The US government says being on its Tier 2 watchlist means a country is not fully complying with minimum standards for eliminating human trafficking, and a further deterioration could attract sanctions.
Remmy Rikken, head of the Philippine Commission on Women that advises President Benigno Aquino on women’s affairs, said Tuesday’s verdict owed much to de Lima’s anti-human trafficking crusade.
Rikken said de Lima last year assigned human trafficking cases to a special task force of prosecutors, doing away with the previous practice of letting provincial prosecutors handle cases.
"Before that there would be a lot of arrests but there were no convictions at all," Rikken told AFP.
The task force tracks all types of human trafficking, including women and children being forced into prostitution or as subjects for pornography.
Rikken said that, before Tuesday’s verdicts, 42 people had been convicted on human trafficking charges over the past two months but that none of them were for cybersex-related activities.
Three Filipinos who were arrested in the raid alongside the Swedes were given 20-year prison terms, according to Salcedo, the court clerk.
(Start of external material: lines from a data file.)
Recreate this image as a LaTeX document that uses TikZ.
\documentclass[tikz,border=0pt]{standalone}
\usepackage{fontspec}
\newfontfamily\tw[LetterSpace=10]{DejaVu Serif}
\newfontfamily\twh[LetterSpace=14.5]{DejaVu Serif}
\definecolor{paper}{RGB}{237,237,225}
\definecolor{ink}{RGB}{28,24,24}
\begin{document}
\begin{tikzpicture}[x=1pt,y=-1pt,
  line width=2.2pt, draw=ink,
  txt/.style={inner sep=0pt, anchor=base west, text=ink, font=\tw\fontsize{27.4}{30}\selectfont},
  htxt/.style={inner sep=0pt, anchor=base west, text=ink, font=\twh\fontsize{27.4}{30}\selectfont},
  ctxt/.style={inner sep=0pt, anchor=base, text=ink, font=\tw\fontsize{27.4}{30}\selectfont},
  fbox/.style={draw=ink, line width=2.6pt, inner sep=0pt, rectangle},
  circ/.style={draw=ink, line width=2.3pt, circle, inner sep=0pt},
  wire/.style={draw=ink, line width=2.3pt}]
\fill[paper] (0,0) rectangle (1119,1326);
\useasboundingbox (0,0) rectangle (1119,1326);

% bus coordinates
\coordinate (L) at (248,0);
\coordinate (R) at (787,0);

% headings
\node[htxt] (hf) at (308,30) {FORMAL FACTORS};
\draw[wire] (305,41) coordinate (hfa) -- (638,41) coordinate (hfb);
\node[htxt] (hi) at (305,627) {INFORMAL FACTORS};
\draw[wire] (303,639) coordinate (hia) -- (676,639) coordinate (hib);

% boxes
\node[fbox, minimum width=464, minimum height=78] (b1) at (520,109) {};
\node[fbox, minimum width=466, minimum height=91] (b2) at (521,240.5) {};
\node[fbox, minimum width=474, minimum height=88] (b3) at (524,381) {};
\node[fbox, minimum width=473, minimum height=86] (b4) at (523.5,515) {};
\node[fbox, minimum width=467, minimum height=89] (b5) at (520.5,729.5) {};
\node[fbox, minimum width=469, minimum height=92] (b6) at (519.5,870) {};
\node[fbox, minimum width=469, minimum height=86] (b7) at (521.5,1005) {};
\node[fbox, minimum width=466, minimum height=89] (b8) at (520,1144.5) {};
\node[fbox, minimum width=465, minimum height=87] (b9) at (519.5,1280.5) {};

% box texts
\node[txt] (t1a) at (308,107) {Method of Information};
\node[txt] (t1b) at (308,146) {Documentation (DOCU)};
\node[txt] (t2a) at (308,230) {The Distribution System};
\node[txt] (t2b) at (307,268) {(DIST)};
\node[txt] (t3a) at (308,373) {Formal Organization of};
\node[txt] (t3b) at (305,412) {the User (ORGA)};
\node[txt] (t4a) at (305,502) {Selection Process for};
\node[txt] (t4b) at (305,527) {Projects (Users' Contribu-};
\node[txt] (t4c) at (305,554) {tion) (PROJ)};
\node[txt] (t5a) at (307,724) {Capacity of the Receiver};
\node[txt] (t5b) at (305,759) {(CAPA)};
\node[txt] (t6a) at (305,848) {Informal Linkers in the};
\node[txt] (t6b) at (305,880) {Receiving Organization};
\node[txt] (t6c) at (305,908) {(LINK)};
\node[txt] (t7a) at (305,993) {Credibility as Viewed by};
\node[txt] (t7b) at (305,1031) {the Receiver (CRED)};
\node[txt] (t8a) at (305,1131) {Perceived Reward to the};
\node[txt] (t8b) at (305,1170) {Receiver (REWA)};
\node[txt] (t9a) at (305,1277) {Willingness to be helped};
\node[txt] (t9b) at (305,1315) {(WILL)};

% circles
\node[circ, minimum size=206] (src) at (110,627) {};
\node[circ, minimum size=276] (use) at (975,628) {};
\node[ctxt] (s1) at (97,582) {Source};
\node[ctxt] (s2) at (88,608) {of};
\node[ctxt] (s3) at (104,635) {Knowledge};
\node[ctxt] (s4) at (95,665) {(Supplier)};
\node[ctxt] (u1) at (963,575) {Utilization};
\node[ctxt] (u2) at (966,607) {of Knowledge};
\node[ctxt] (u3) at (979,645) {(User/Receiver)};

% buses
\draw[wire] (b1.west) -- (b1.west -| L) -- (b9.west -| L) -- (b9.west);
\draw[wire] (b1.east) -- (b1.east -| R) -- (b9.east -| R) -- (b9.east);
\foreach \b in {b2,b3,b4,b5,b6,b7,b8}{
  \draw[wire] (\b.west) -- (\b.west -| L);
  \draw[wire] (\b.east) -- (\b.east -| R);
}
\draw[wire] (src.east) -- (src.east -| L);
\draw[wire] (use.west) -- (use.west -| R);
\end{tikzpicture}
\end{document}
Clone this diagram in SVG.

The Swedes attracted longer jail sentences because they had set up the operation and the three Filipinos worked for them, Salcedo said.
The five convicts have 15 days to appeal the court ruling, she said.
Par Kageby, senior consular officer for the Swedish embassy in Bangkok that oversees Sweden’s consulate in Manila, confirmed the court ruling against the men.
"We learned that they have been convicted and sentenced to life in prison," Kageby said.